The UK Employment Appeal Tribunal (EAT) recently ordered an employer to disclose its external lawyer’s comments in relation to the dismissal of an employee. The EAT held that the employer waived privilege in redacted parts of a draft dismissal letter setting out its lawyer’s comments, as a result of the employer’s decision to rely on other privileged material relating to the claimant’s dismissal: Kasongo v Humanscale UK Ltd  UKEAT 0129_19_0909.
It is well established, both in the UK and in Hong Kong, that a party who chooses to waive legal professional privilege over selected documents may find that the waiver extends further than he intended. This is known as the principle of “collateral waiver” or, more colloquially, the cherry-picking rule. It is designed to prevent a party choosing to rely on favourable aspects of his privileged material while hiding behind legal professional privilege to avoid having to disclose less favourable aspects. Even with a break in time between communications, if the advice relates to the same matter or legal question, privilege cannot be selectively waived for some communications related to it, but not others. In the present case, the EAT rejected the employer’s submission that the redacted comments represented a separate “transaction” from the legal advice given six days earlier and therefore were not caught by the cherry picking rule. It was held that they were all part of the same transaction, which was advising the employer on the claimant’s dismissal.
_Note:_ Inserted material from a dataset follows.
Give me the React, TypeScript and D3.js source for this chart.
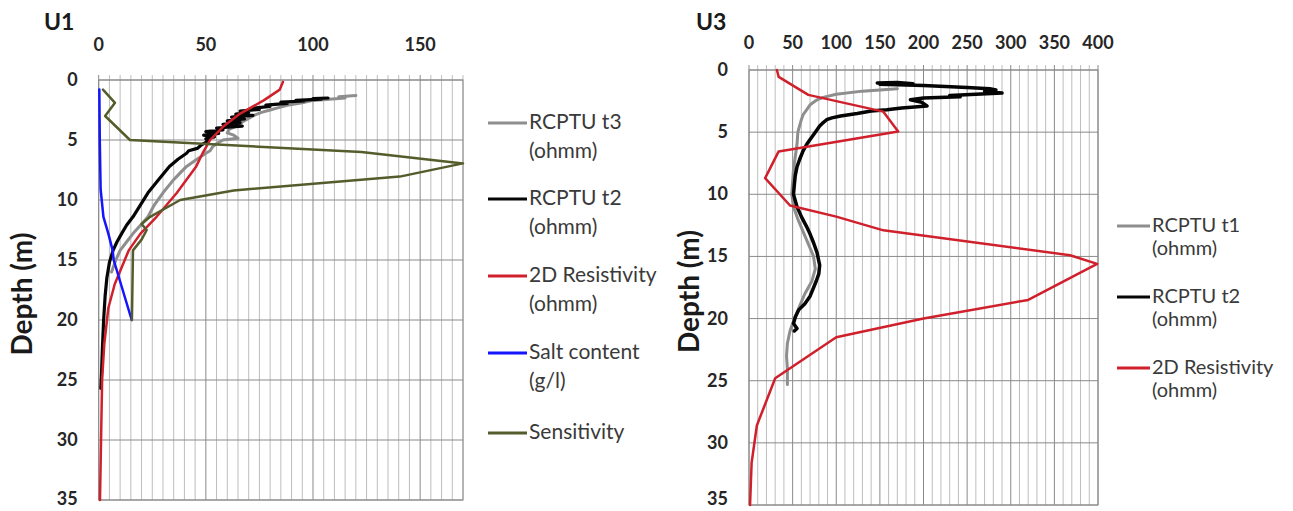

While the decision is not surprising on its facts, it acts as a reminder of the dangers of relying on privileged material (even where it appears on its face to be helpful to a party’s case) if there is related privileged material which is less helpful and may undermine the benefit obtained. The risk of waiving privilege over more than you wanted, and the difficulty of anticipating where the line will be drawn in a given case, gives reason to pause and think before deciding to disclose and rely on otherwise privileged material.
The claimant was dismissed after 11 months’ service. She brought claims against her former employer for unfair dismissal and discrimination due to pregnancy, alleging that she informed her manager that she was, or might be, pregnant. The employer defended the claim on grounds that it was unaware of the pregnancy and that her dismissal was entirely due to performance issues.
Documents disclosed by the employer in the proceedings included the following, which appeared to corroborate its position that the claimant’s dismissal was already in hand before the date she says she told her manager she might be pregnant:
- a contemporaneous note of a telephone call between the employer’s senior HR manager and its external solicitor setting out advice about the possible termination of employment;
- an email sent by the HR manager to the employer’s in-house counsel later that day, explaining that the employer “would like to terminate an employee asap based on behaviour (issues with tardiness, attendance and quality of work)”, summarising the external legal advice received, and asking for views; and
- a draft dismissal letter which had been prepared by the employer’s lawyers and sent to the employer 6 days later, from which certain comments by its lawyers had been redacted.
The claimant somehow managed to read the redacted words and sought to rely on them at the employment tribunal hearing. The employer objected. Amongst other points, the employment tribunal held that the claimant could not rely on the redacted part of the letter as it was covered by legal professional privilege and it would have been obvious to the claimant that the employer had not intended to disclose it. The claimant appealed.
The EAT allowed the appeal and held that the claimant could rely on the redacted words in the draft dismissal letter.
The EAT firstly held that the note and email were both privileged, however the employer had waived privilege by choosing to disclose them to assist his case. In respect of the draft dismissal letter, the employer submitted that there was a clear distinction and difference between the legal advice given earlier and the advice on the wording of the draft dismissal letter which came six days later. Although the employer conceded that the waiver led to a risk of a partial or misleading picture, it argued that the draft dismissal letter was not part of the same “transaction” as the note and email, and therefore the redactions were not caught by the cherry picking rule and unaffected by the waivers of privilege.
The EAT agreed with the claimant’s submission that this was a “wholly artificial distinction”. The documents were all part of the same transaction, ie the giving of legal advice about the claimant’s dismissal and the possible legal implications. That was not affected by the six-day gap between the documents.
The EAT, however, did not provide any guidance on how to assess whether documents were part of the same transaction, but even a gap of six days was not enough to create ‘separate transactions’.
What does this mean for employers
This decision is interesting as it is not common for the EAT to deal with issues of privilege. It provides a stark reminder to employers, not only in the UK but also in Hong Kong, that they ought to tread cautiously when deciding whether to waive privilege on communications made between an employer and its counsel or any evidence that is likely to support their claim. Policies or strategies to use legal advice in a selective manner to obtain a forensic advantage will not be accepted by the courts.
While a pure reference to the existence of the privileged document may not constitute a waiver, a reference to and reliance upon the content of the document is more likely to result in a loss of privilege. Where privilege is waived in relation to parts of a document, or in relation to one document amongst a number of documents relating to the same issue, this may result in the waiver of privilege in relation to the whole document and/or other related privileged documents as a result of collateral waiver.